Friday, January 16, 2009

EU blacklist loses 13 years of online history

The Internet Watch Foundation is a British nonprofit that claims to fight child porn. British ISP's rely on the IWF's blacklist to block websites.

But these days, the IWF doesn't seem too interested in going after child porn at all. A month ago, for example, it blocked almost every Internet customer in Britain from making any edits at all to Wikipedia.

I firmly believe this had nothing to do with kiddie porn and was designed to suppress political information. After all, the IWF is funded by the European Union, which isn't exactly known as a free speech giant.

Now the IWF's blacklist has led several major British ISP's to block the entire Wayback Machine website.

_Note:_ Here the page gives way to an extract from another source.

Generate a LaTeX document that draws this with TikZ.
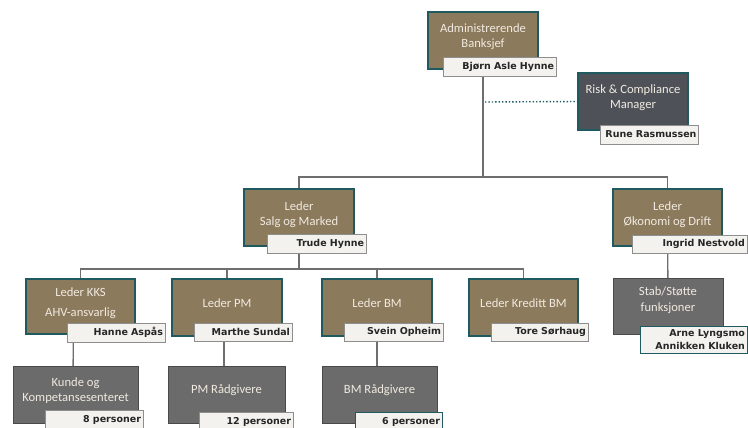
\documentclass[tikz,border=0pt]{standalone}
\usepackage{fontspec}
\setmainfont{Carlito}
\newfontfamily\lblfont{DejaVu Sans}
\pgfdeclarelayer{bg}
\pgfsetlayers{bg,main}
\definecolor{brownbox}{HTML}{8C7A5D}
\definecolor{tealline}{HTML}{1E5A60}
\definecolor{riskfill}{HTML}{4E5258}
\definecolor{grayfill}{HTML}{6B6B6B}
\definecolor{grayedge}{HTML}{4A4A4A}
\definecolor{lblfill}{HTML}{F3F2EE}
\definecolor{lbledge}{HTML}{8E8E8E}
\definecolor{boxtext}{HTML}{F0EAE0}
\definecolor{conn}{HTML}{6E6E6E}
\tikzset{
  x=1pt, y=-1pt,
  bbox/.style={draw=tealline, line width=1.2pt, fill=brownbox, inner sep=0pt},
  rbox/.style={draw=tealline, line width=1.2pt, fill=riskfill, inner sep=0pt},
  gbox/.style={draw=grayedge, line width=0.8pt, fill=grayfill, inner sep=0pt},
  btxt/.style={text=boxtext, align=center, font=\fontsize{12.6}{15.5}\selectfont, inner sep=0pt},
  lbl/.style={draw=lbledge, line width=0.8pt, fill=lblfill, inner xsep=2pt, inner ysep=0pt,
    align=right, font=\lblfont\bfseries\fontsize{9.5}{13}\selectfont, text=black!85},
  tlbl/.style={lbl, draw=tealline},
  cline/.style={draw=conn, line width=1.4pt},
  dline/.style={draw=tealline, line width=1.4pt, dotted},
}
\begin{document}
\begin{tikzpicture}
\useasboundingbox (0,0) rectangle (748,428);
\clip (0,0) rectangle (748,428);
% level 1
\node[bbox, minimum width=110pt, minimum height=57pt] (admin) at (483,40.5) {};
\node[btxt] (admint) at ([yshift=4pt]admin.center) {Administrerende\\Banksjef};
\node[lbl, text width=109pt, minimum height=19pt] (adminl) at (499.5,66.5) {Bjørn Asle Hynne};
% risk
\node[rbox, minimum width=110pt, minimum height=57pt] (risk) at (633,101.5) {};
\node[btxt] (riskt) at ([yshift=4pt]risk.center) {Risk \& Compliance\\Manager};
\node[lbl, text width=94pt, minimum height=19pt] (riskl) at (649.5,134.5) {\mbox{Rune Rasmussen}};
% level 2
\node[bbox, minimum width=110pt, minimum height=57pt] (salg) at (299,217.5) {};
\node[btxt] (salgt) at ([yshift=3pt]salg.center) {Leder\\Salg og Marked};
\node[lbl, text width=95pt, minimum height=19pt] (salgl) at (316.5,243.5) {Trude Hynne};
\node[bbox, minimum width=109pt, minimum height=57pt] (okon) at (667.5,217.5) {};
\node[btxt] (okont) at ([yshift=3pt]okon.center) {Leder\\Økonomi og Drift};
\node[lbl, text width=111pt, minimum height=18pt] (okonl) at (689.5,244) {Ingrid Nestvold};
% level 3
\node[bbox, minimum width=109pt, minimum height=55pt] (kks) at (80.5,306.5) {};
\node[btxt, font=\fontsize{12.6}{20}\selectfont] (kkst) at ([yshift=3pt]kks.center) {Leder KKS\\AHV-ansvarlig};
\node[lbl, text width=94pt, minimum height=19pt] (kksl) at (116,332.5) {Hanne Aspås};
\node[bbox, minimum width=110pt, minimum height=57pt] (pm) at (227,307.5) {};
\node[btxt] (pmt) at ([yshift=4pt]pm.center) {Leder PM};
\node[lbl, text width=94pt, minimum height=18pt] (pml) at (243,332) {Marthe Sundal};
\node[bbox, minimum width=110pt, minimum height=57pt] (bm) at (377,307.5) {};
\node[btxt] (bmt) at ([yshift=4pt]bm.center) {Leder BM};
\node[lbl, text width=95pt, minimum height=18pt] (bml) at (393.5,332) {Svein Opheim};
\node[bbox, minimum width=109pt, minimum height=57pt] (kred) at (523.5,307.5) {};
\node[btxt] (kredt) at ([yshift=4pt]kred.center) {Leder Kreditt BM};
\node[lbl, text width=93pt, minimum height=18pt] (kredl) at (539.5,332) {Tore Sørhaug};
\node[gbox, minimum width=110pt, minimum height=56pt] (stab) at (668,306) {};
\node[btxt] (stabt) at ([yshift=6pt]stab.center) {Stab/Støtte\\funksjoner};
\node[tlbl, text width=103pt, minimum height=27pt] (stabl) at (693.5,339.5) {Arne Lyngsmo\\Annikken Kluken};
% level 4
\node[gbox, minimum width=125pt, minimum height=57pt] (kunde) at (75.5,394.5) {};
\node[btxt] (kundet) at ([yshift=4pt]kunde.center) {Kunde og\\Kompetansesenteret};
\node[lbl, text width=94pt, minimum height=20pt] (kundel) at (94,420) {8 personer};
\node[gbox, minimum width=117pt, minimum height=57pt] (pmr) at (226.5,394.5) {};
\node[btxt] (pmrt) at ([yshift=4pt]pmr.center) {PM Rådgivere};
\node[lbl, text width=90pt, minimum height=20pt] (pmrl) at (246,422) {12 personer};
\node[gbox, minimum width=115pt, minimum height=57pt] (bmr) at (379.5,394.5) {};
\node[btxt] (bmrt) at ([yshift=4pt]bmr.center) {BM Rådgivere};
\node[tlbl, text width=83pt, minimum height=20pt] (bmrl) at (398.5,422) {6 personer};
% connectors
\coordinate (hub1) at (483,177);
\coordinate (hubr) at (485,102);
\coordinate (hub2) at (299,269);
\begin{pgfonlayer}{bg}
\draw[cline] (admin.center) -- (hub1);
\draw[cline] (salg.center) |- (hub1) -| (okon.center);
\draw[dline] (hubr) -- (risk.west);
\draw[cline] (salg.center) -- (hub2);
\draw[cline] (kks.center) |- (hub2) -| (kred.center);
\draw[cline] (pm.center) -- (pm.center |- hub2);
\draw[cline] (bm.center) -- (bm.center |- hub2);
\draw[cline] (okon.center) -- (stab.center);
\draw[cline] ([xshift=-7pt]kks.center) -- ([xshift=-2.5pt]kunde.center);
\draw[cline] ([xshift=-3pt]pm.center) -- ([xshift=-2.5pt]pmr.center);
\draw[cline] (bm.center) -- ([xshift=-2.5pt]bmr.center);
\end{pgfonlayer}
\end{tikzpicture}
\end{document}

The Wayback Machine is an archive of 85,000,000,000 webpages going back to 1996. These include regular news sites and inoffensive personal websites that anyone might have created. But the IWF blocks them all!

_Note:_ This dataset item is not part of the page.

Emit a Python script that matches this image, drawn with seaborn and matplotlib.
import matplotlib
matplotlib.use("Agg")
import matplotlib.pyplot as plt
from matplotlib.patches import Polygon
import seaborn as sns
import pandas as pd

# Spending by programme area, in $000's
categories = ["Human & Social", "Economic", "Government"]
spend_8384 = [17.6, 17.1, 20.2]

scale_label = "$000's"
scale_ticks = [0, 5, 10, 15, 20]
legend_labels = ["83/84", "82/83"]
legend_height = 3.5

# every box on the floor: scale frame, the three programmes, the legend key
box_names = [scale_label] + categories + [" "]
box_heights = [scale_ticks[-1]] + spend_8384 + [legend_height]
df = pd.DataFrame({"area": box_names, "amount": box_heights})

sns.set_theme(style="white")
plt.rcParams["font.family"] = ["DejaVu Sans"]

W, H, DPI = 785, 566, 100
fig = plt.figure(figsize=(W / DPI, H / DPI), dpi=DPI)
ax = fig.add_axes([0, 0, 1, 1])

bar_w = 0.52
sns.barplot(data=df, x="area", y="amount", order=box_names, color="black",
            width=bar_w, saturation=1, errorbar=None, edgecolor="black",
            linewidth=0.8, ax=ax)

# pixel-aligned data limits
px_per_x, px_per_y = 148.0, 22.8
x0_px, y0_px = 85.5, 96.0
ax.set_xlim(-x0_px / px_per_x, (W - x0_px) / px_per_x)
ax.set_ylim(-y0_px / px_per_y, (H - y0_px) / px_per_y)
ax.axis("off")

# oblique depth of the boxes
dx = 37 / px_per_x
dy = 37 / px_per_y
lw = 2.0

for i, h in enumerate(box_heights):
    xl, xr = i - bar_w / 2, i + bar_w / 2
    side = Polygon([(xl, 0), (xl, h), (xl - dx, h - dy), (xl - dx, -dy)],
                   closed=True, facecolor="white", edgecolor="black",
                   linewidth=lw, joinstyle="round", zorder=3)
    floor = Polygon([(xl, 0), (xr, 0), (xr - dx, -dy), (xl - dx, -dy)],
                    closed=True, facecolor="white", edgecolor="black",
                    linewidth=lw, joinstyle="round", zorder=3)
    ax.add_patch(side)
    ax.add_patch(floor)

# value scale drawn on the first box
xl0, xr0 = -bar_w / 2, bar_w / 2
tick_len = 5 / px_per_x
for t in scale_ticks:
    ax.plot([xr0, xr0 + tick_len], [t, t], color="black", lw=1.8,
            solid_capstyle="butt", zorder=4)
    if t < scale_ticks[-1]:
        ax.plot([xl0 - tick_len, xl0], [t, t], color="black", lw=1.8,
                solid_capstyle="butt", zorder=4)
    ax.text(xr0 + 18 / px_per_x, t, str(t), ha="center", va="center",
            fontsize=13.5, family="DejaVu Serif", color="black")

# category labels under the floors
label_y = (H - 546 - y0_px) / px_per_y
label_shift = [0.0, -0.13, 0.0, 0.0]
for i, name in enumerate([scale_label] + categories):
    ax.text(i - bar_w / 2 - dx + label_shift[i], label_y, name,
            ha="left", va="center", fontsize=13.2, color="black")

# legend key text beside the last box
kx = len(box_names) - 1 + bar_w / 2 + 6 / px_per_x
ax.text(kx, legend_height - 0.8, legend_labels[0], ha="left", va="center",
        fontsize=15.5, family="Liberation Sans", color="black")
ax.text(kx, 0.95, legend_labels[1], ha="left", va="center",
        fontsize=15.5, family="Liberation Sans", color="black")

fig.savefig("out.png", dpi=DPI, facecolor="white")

Thirteen years of Internet history, gone.

Worse, the IWF's method of blocking the sites is as fraudulent as it was during its Wikipedia blockage scandal: Customers who try accessing any website on the Wayback Machine are confronted with the "Not found" spiel. Thus, many probably just think the pages are simply missing and not actually blocked.

One customer said that because of this prior restraint, he was unable to access webpages that were posted by the BBC, Parliament, the UN - and yes, even the IWF itself. Another said it was "yet more 'unintended collateral damage' from the IWF."

Well, obviously it's not unintended. The IWF pulled the same stunt last month with Wikipedia, so if it was unintentional, why didn't the IWF learn from that?

The IWF later confirmed that the Wayback Machine has been blacklisted. It says it was because of obscene images.

For the gabillionth time, THE PAGES ON WAYBACK MACHINE THAT THE IWF BLOCKED DON'T CONTAIN KIDDIE PORN!!! Understand?!?!?! So the IWF lied.

Did you honestly think the BBC or the United Nations would post child porn?

I wouldn't expect this situation to improve soon. I haven't heard of the IWF budging yet on its prior restraint of the Wayback Machine. They're not interested in fighting against outrageous filth. They're just using it as a pretext to prevent the free flow of political information.